▶ _Instructions for the task_
Reproduce the material below line by line, beginning with its first line and ending with the line that contains "const cx = 342, cy"; leave out pictures.

▶ _Information shown_
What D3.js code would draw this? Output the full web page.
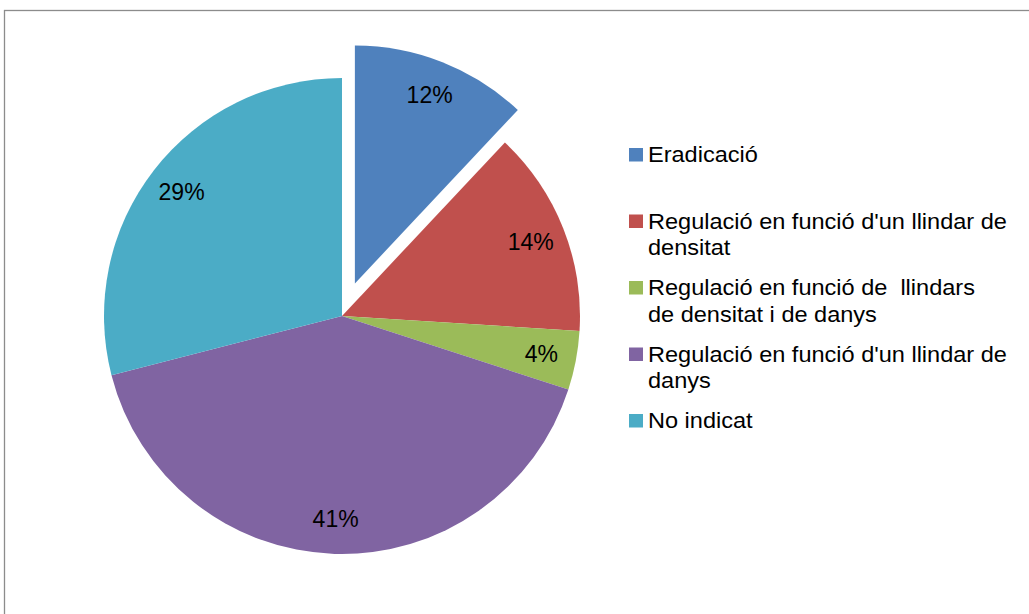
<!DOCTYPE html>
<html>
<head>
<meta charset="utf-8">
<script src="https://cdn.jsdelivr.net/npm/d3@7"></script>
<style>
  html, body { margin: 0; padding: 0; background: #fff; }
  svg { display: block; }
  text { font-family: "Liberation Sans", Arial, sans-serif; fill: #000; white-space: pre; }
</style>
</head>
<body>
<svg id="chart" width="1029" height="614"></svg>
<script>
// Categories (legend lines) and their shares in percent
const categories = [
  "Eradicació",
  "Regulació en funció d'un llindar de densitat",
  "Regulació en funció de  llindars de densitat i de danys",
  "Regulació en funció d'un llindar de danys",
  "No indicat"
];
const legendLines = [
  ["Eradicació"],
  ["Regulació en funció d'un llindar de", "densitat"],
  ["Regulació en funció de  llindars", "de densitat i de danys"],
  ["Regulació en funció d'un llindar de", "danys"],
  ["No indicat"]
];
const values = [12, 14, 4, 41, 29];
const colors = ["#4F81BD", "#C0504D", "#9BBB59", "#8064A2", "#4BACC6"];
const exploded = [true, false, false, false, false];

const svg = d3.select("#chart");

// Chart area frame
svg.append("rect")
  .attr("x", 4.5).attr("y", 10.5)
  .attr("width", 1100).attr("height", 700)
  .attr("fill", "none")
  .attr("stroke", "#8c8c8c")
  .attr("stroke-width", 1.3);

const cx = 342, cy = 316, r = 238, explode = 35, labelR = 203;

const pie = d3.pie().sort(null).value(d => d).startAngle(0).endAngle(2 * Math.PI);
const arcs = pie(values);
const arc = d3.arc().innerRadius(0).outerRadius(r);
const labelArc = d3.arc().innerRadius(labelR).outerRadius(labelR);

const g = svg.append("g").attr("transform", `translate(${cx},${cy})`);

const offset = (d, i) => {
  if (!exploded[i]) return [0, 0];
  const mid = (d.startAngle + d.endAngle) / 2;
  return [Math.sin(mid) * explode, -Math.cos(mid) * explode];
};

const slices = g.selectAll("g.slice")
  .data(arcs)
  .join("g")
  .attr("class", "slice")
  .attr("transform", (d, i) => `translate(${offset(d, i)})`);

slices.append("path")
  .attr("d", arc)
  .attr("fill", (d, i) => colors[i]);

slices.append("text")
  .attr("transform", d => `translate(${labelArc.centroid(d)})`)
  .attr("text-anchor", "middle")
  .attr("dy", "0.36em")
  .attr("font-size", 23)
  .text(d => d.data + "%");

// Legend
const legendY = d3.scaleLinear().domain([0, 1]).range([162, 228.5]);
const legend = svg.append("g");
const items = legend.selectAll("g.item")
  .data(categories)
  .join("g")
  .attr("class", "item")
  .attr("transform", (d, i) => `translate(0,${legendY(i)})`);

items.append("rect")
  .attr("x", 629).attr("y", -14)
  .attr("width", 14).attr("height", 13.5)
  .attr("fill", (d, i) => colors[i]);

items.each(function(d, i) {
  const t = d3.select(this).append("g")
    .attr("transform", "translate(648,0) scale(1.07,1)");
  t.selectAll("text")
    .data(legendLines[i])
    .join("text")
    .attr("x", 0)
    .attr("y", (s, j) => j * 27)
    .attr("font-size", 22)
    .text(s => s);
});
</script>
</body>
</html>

▶ _Solution below_
What D3.js code would draw this? Output the full web page.
<!DOCTYPE html>
<html>
<head>
<meta charset="utf-8">
<script src="https://cdn.jsdelivr.net/npm/d3@7"></script>
<style>
  html, body { margin: 0; padding: 0; background: #fff; }
  svg { display: block; }
  text { font-family: "Liberation Sans", Arial, sans-serif; fill: #000; white-space: pre; }
</style>
</head>
<body>
<svg id="chart" width="1029" height="614"></svg>
<script>
// Categories (legend lines) and their shares in percent
const categories = [
  "Eradicació",
  "Regulació en funció d'un llindar de densitat",
  "Regulació en funció de  llindars de densitat i de danys",
  "Regulació en funció d'un llindar de danys",
  "No indicat"
];
const legendLines = [
  ["Eradicació"],
  ["Regulació en funció d'un llindar de", "densitat"],
  ["Regulació en funció de  llindars", "de densitat i de danys"],
  ["Regulació en funció d'un llindar de", "danys"],
  ["No indicat"]
];
const values = [12, 14, 4, 41, 29];
const colors = ["#4F81BD", "#C0504D", "#9BBB59", "#8064A2", "#4BACC6"];
const exploded = [true, false, false, false, false];

const svg = d3.select("#chart");

// Chart area frame
svg.append("rect")
  .attr("x", 4.5).attr("y", 10.5)
  .attr("width", 1100).attr("height", 700)
  .attr("fill", "none")
  .attr("stroke", "#8c8c8c")
  .attr("stroke-width", 1.3);

const cx = 342, cy = 316, r = 238, explode = 35, labelR = 203;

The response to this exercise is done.